:: Stated goal ::
Leave out every picture, then transcribe the rest of the listing exactly.

============================================================

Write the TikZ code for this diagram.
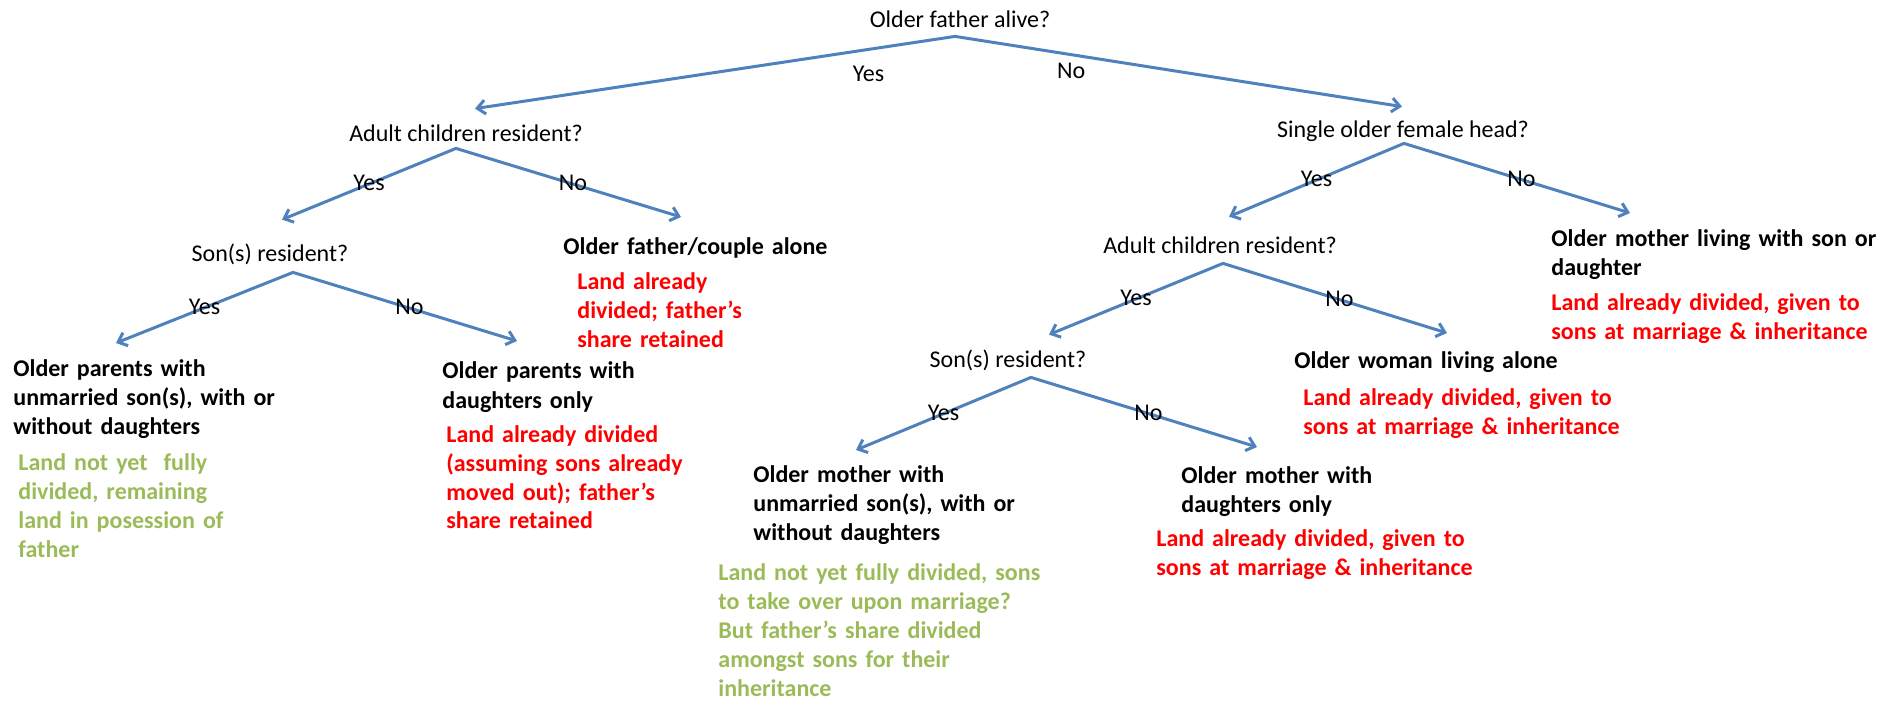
\documentclass[tikz,border=0pt]{standalone}
\usepackage{fontspec}
\setmainfont{Carlito}
\usetikzlibrary{arrows.meta}

\definecolor{arrowblue}{RGB}{79,129,189}
\definecolor{landred}{RGB}{255,0,0}
\definecolor{landgreen}{RGB}{155,187,89}

\begin{document}
\begin{tikzpicture}[line cap=round,line join=round,x=0.5pt,y=-0.5pt,
  question/.style={inner sep=0pt,text height=9pt,text depth=2.5pt,font=\fontsize{12}{14.5}\selectfont},
  answer/.style={question},
  outcome/.style={anchor=base west,inner sep=0pt,text width=170pt,align=left,font=\fontsize{12}{14.5}\selectfont\bfseries},
  rednote/.style={outcome,text=landred},
  greennote/.style={outcome,text=landgreen},
  branch/.style={draw=arrowblue,line width=1.5pt,-{Straight Barb[length=4pt,width=7pt]}}]

\useasboundingbox (0,0) rectangle (1887,701);

% questions
\node[question] (root) at (960,21) {Older father alive?};
\node[question] (adultL) at (466,135) {Adult children resident?};
\node[question] (sonsL) at (270,255) {Son(s) resident?};
\node[question] (single) at (1403,131) {Single older female head?};
\node[question] (adultR) at (1220,247) {Adult children resident?};
\node[question] (sonsR) at (1008,361) {Son(s) resident?};

% outcomes, left side
\node[outcome] (coupleAlone) at (563,255) {Older father/couple alone};
\node[rednote] (coupleNote) at (577,289) {Land already\\divided; father's\\share retained};
\node[outcome] (parentsSons) at (13,376) {Older parents with\\unmarried son(s), with or\\without daughters};
\node[greennote] (parentsSonsNote) at (18,470) {Land not yet\ \ fully\\divided, remaining\\land in posession of\\father};
\node[outcome] (parentsDaughters) at (442,379) {Older parents with\\daughters only};
\node[rednote] (parentsDaughtersNote) at (446,442) {Land already divided\\(assuming sons already\\moved out); father's\\share retained};

% outcomes, right side
\node[outcome] (motherWith) at (1551,247) {Older mother living with son or\\daughter};
\node[rednote] (motherWithNote) at (1551,310) {Land already divided, given to\\sons at marriage \& inheritance};
\node[outcome] (womanAlone) at (1294,368) {Older woman living alone};
\node[rednote] (womanAloneNote) at (1303,405) {Land already divided, given to\\sons at marriage \& inheritance};
\node[outcome] (motherSons) at (753,482) {Older mother with\\unmarried son(s), with or\\without daughters};
\node[greennote] (motherSonsNote) at (718,580) {Land not yet fully divided, sons\\to take over upon marriage?\\But father's share divided\\amongst sons for their\\inheritance};
\node[outcome] (motherDaughters) at (1181,483) {Older mother with\\daughters only};
\node[rednote] (motherDaughtersNote) at (1156,546) {Land already divided, given to\\sons at marriage \& inheritance};

% branches
\draw[branch] ([shift={(-5,3.5)}]root.south) -- node[answer,pos=0.18,yshift=-13pt] (rootYes) {Yes} ([shift={(9,-14.5)}]adultL.north);
\draw[branch] ([shift={(-5,3.5)}]root.south) -- node[answer,pos=0.26,yshift=-8.75pt] (rootNo) {No} ([shift={(-1,-12.5)}]single.north);

\draw[branch] ([shift={(-10,1.5)}]adultL.south) -- node[answer,pos=0.5] (adultLYes) {Yes} ([shift={(12,-23.5)}]sonsL.north);
\draw[branch] ([shift={(-10,1.5)}]adultL.south) -- node[answer,pos=0.52] (adultLNo) {No} ([shift={(118,-38)}]coupleAlone.base west);

\draw[branch] ([shift={(23,5.5)}]sonsL.south) -- node[answer,pos=0.5] (sonsLYes) {Yes} ([shift={(103,-33)}]parentsSons.base west);
\draw[branch] ([shift={(23,5.5)}]sonsL.south) -- node[answer,pos=0.52] (sonsLNo) {No} ([shift={(75,-38)}]parentsDaughters.base west);

\draw[branch] ([shift={(1,0.5)}]single.south) -- node[answer,pos=0.5] (singleYes) {Yes} ([shift={(9,-18.5)}]adultR.north);
\draw[branch] ([shift={(1,0.5)}]single.south) -- node[answer,pos=0.52] (singleNo) {No} ([shift={(79,-34)}]motherWith.base west);

\draw[branch] ([shift={(3,4.5)}]adultR.south) -- node[answer,pos=0.5] (adultRYes) {Yes} ([shift={(41,-14.5)}]sonsR.north);
\draw[branch] ([shift={(3,4.5)}]adultR.south) -- node[answer,pos=0.52] (adultRNo) {No} ([shift={(153,-35)}]womanAlone.base west);

\draw[branch] ([shift={(23,4.5)}]sonsR.south) -- node[answer,pos=0.5] (sonsRYes) {Yes} ([shift={(103,-32)}]motherSons.base west);
\draw[branch] ([shift={(23,4.5)}]sonsR.south) -- node[answer,pos=0.52] (sonsRNo) {No} ([shift={(76,-36)}]motherDaughters.base west);

\end{tikzpicture}
\end{document}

============================================================

:: Answer for the task ::
Write the TikZ code for this diagram.
\documentclass[tikz,border=0pt]{standalone}
\usepackage{fontspec}
\setmainfont{Carlito}
\usetikzlibrary{arrows.meta}

\definecolor{arrowblue}{RGB}{79,129,189}
\definecolor{landred}{RGB}{255,0,0}
\definecolor{landgreen}{RGB}{155,187,89}

\begin{document}
\begin{tikzpicture}[line cap=round,line join=round,x=0.5pt,y=-0.5pt,
  question/.style={inner sep=0pt,text height=9pt,text depth=2.5pt,font=\fontsize{12}{14.5}\selectfont},
  answer/.style={question},
  outcome/.style={anchor=base west,inner sep=0pt,text width=170pt,align=left,font=\fontsize{12}{14.5}\selectfont\bfseries},
  rednote/.style={outcome,text=landred},
  greennote/.style={outcome,text=landgreen},
  branch/.style={draw=arrowblue,line width=1.5pt,-{Straight Barb[length=4pt,width=7pt]}}]

\useasboundingbox (0,0) rectangle (1887,701);

% questions
\node[question] (root) at (960,21) {Older father alive?};
\node[question] (adultL) at (466,135) {Adult children resident?};
\node[question] (sonsL) at (270,255) {Son(s) resident?};
\node[question] (single) at (1403,131) {Single older female head?};
\node[question] (adultR) at (1220,247) {Adult children resident?};
\node[question] (sonsR) at (1008,361) {Son(s) resident?};

% outcomes, left side
\node[outcome] (coupleAlone) at (563,255) {Older father/couple alone};
\node[rednote] (coupleNote) at (577,289) {Land already\\divided; father's\\share retained};
\node[outcome] (parentsSons) at (13,376) {Older parents with\\unmarried son(s), with or\\without daughters};
\node[greennote] (parentsSonsNote) at (18,470) {Land not yet\ \ fully\\divided, remaining\\land in posession of\\father};
\node[outcome] (parentsDaughters) at (442,379) {Older parents with\\daughters only};
\node[rednote] (parentsDaughtersNote) at (446,442) {Land already divided\\(assuming sons already\\moved out); father's\\share retained};

% outcomes, right side
\node[outcome] (motherWith) at (1551,247) {Older mother living with son or\\daughter};
\node[rednote] (motherWithNote) at (1551,310) {Land already divided, given to\\sons at marriage \& inheritance};
\node[outcome] (womanAlone) at (1294,368) {Older woman living alone};
\node[rednote] (womanAloneNote) at (1303,405) {Land already divided, given to\\sons at marriage \& inheritance};
\node[outcome] (motherSons) at (753,482) {Older mother with\\unmarried son(s), with or\\without daughters};
\node[greennote] (motherSonsNote) at (718,580) {Land not yet fully divided, sons\\to take over upon marriage?\\But father's share divided\\amongst sons for their\\inheritance};
\node[outcome] (motherDaughters) at (1181,483) {Older mother with\\daughters only};
\node[rednote] (motherDaughtersNote) at (1156,546) {Land already divided, given to\\sons at marriage \& inheritance};

% branches
\draw[branch] ([shift={(-5,3.5)}]root.south) -- node[answer,pos=0.18,yshift=-13pt] (rootYes) {Yes} ([shift={(9,-14.5)}]adultL.north);
\draw[branch] ([shift={(-5,3.5)}]root.south) -- node[answer,pos=0.26,yshift=-8.75pt] (rootNo) {No} ([shift={(-1,-12.5)}]single.north);

\draw[branch] ([shift={(-10,1.5)}]adultL.south) -- node[answer,pos=0.5] (adultLYes) {Yes} ([shift={(12,-23.5)}]sonsL.north);
\draw[branch] ([shift={(-10,1.5)}]adultL.south) -- node[answer,pos=0.52] (adultLNo) {No} ([shift={(118,-38)}]coupleAlone.base west);

\draw[branch] ([shift={(23,5.5)}]sonsL.south) -- node[answer,pos=0.5] (sonsLYes) {Yes} ([shift={(103,-33)}]parentsSons.base west);
\draw[branch] ([shift={(23,5.5)}]sonsL.south) -- node[answer,pos=0.52] (sonsLNo) {No} ([shift={(75,-38)}]parentsDaughters.base west);

\draw[branch] ([shift={(1,0.5)}]single.south) -- node[answer,pos=0.5] (singleYes) {Yes} ([shift={(9,-18.5)}]adultR.north);
\draw[branch] ([shift={(1,0.5)}]single.south) -- node[answer,pos=0.52] (singleNo) {No} ([shift={(79,-34)}]motherWith.base west);

\draw[branch] ([shift={(3,4.5)}]adultR.south) -- node[answer,pos=0.5] (adultRYes) {Yes} ([shift={(41,-14.5)}]sonsR.north);
\draw[branch] ([shift={(3,4.5)}]adultR.south) -- node[answer,pos=0.52] (adultRNo) {No} ([shift={(153,-35)}]womanAlone.base west);

\draw[branch] ([shift={(23,4.5)}]sonsR.south) -- node[answer,pos=0.5] (sonsRYes) {Yes} ([shift={(103,-32)}]motherSons.base west);
\draw[branch] ([shift={(23,4.5)}]sonsR.south) -- node[answer,pos=0.52] (sonsRNo) {No} ([shift={(76,-36)}]motherDaughters.base west);

\end{tikzpicture}
\end{document}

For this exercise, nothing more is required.